Bernstein vereint in diesem Streifen Elemente von "Pulp Fiction" mit Facetten des schonungslosen britischen Thrillers und würzt das Ganze mit einer gehörigen Prise eigenwilligen Humors. Trotz aller Brutalität und der von Anfang an betriebenen Enttabuisierung bleibt die Geschichte somit irgendwie sympathisch und der Streifen im gleichen Maße sehr sehenswert.
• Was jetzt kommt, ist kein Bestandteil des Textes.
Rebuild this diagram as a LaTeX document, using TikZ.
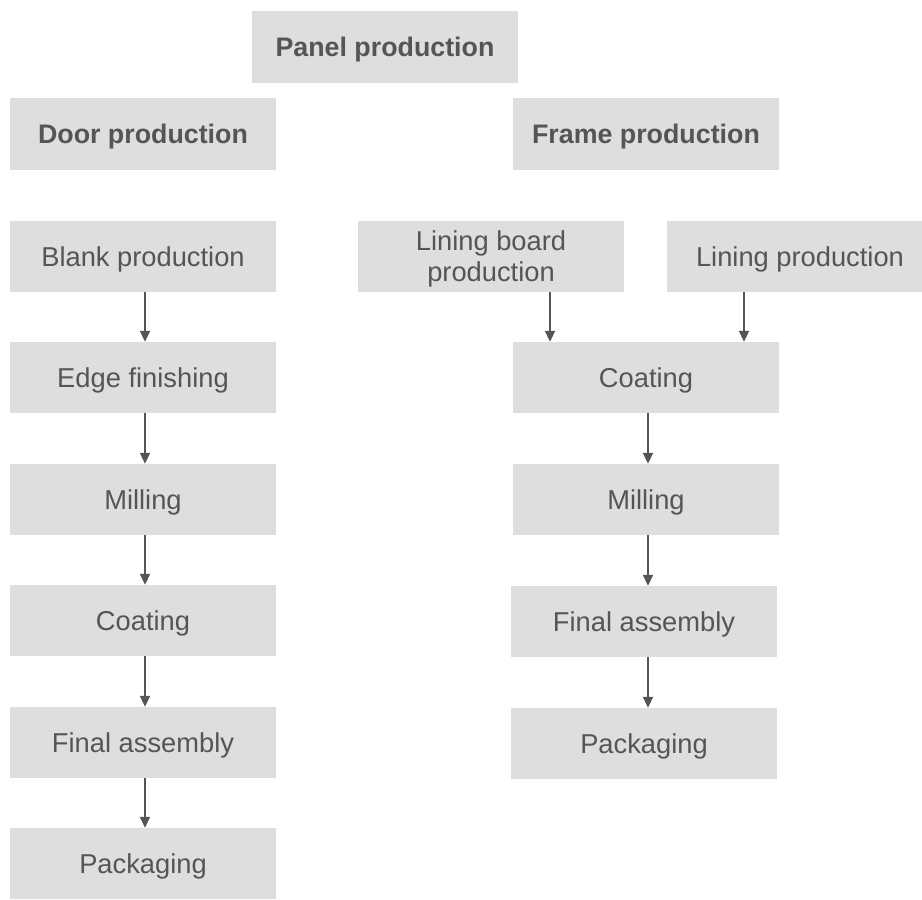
\documentclass[tikz,border=0pt]{standalone}
\usepackage{fontspec}
\setmainfont{Liberation Sans}
\usetikzlibrary{arrows.meta}
\definecolor{boxfill}{HTML}{DEDEDE}
\definecolor{txt}{HTML}{555555}
\tikzset{
  box/.style={fill=boxfill, draw=none, minimum width=266pt, minimum height=71pt, inner sep=0pt,
    text=txt, font=\fontsize{27.3}{31}\selectfont, align=center, text depth=0pt},
  head/.style={box, minimum height=72pt, font=\fontsize{26.8}{31}\selectfont\bfseries},
  arr/.style={draw=txt, line width=2pt, -{Triangle[width=10pt,length=11pt]}}
}
\begin{document}
\begin{tikzpicture}[x=1pt,y=1pt]
\useasboundingbox (0,0) rectangle (922,900);
\node[head] (panel) at (385,853) {Panel production};
\node[head] (door) at (143,766) {Door production};
\node[head] (frame) at (646,766) {Frame production};

\node[box] (blank) at (143,643.5) {Blank production};
\node[box] (edge) at (143,522.5) {Edge finishing};
\node[box] (millL) at (143,400.5) {Milling};
\node[box] (coatL) at (143,279.5) {Coating};
\node[box] (finalL) at (143,157.5) {Final assembly};
\node[box] (packL) at (143,36.5) {Packaging};

\node[box] (lboard) at (491,643.5) {Lining board\\production};
\node[box] (lining) at (800,643.5) {Lining production};
\node[box] (coatR) at (646,522.5) {Coating};
\node[box] (millR) at (646,400.5) {Milling};
\node[box] (finalR) at (644,278.5) {Final assembly};
\node[box] (packR) at (644,156.5) {Packaging};

\draw[arr] ([xshift=2pt]blank.south) -- ([xshift=2pt]edge.north);
\draw[arr] ([xshift=2pt]edge.south) -- ([xshift=2pt]millL.north);
\draw[arr] ([xshift=2pt]millL.south) -- ([xshift=2pt]coatL.north);
\draw[arr] ([xshift=2pt]coatL.south) -- ([xshift=2pt]finalL.north);
\draw[arr] ([xshift=2pt]finalL.south) -- ([xshift=2pt]packL.north);

\draw[arr] ([xshift=59pt]lboard.south) -- ([xshift=59pt]lboard.south |- coatR.north);
\draw[arr] ([xshift=-56pt]lining.south) -- ([xshift=-56pt]lining.south |- coatR.north);
\draw[arr] ([xshift=2pt]coatR.south) -- ([xshift=2pt]millR.north);
\draw[arr] ([xshift=2pt]millR.south) -- ([xshift=2pt]millR.south |- finalR.north);
\draw[arr] ([xshift=4pt]finalR.south) -- ([xshift=4pt]packR.north);
\end{tikzpicture}
\end{document}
In Sachen Bild und Ton wird der Film ebenfalls sämtlichen qualitativen Ansprüchen gerecht. Das Bild hat eine recht düstere Ausstrahlung, verliert deswegen aber nicht an Schärfe. Dazu glänzt es gerade in den Action-Szenen duch tolle Kontraste. Der Sound ist nicht minder überzeugend und begeistert mit einer prima Dynamik und einem feinen Raumklang. Keine Defizite also in diesem Bereich. Zu kritisieren ist lediglich der Mangel an Bonusmaterial. Bis auf den üblichen Original-Trailer verfügt die DVD von I-On New Media über keine Extras.
Fazit:
"Six Ways To Sunday" ist ganz bestimmt kein Film, den man sich mal eben zwischendurch ansehen kann, dafür sind Teile der Handlung einfach zu abgefahren. Außerdem steigt der Regisseur auch viel zu schnell ins Geschehen ein, als dass man sich mit diesem Film nur berieseln lassen könnte. Allerdings hat Bernstein hier eine echt geniale Geschichte inszeniert, die Kult-Streifen wie "Der blutige Pfad Gottes" und "Pulp Fiction" in nichts nachsteht. Verrückt, krank und genial! Wie gesagt, kein Film für ein paar nette Stunden, dafür aber bester Stoff für die Freaks da draußen.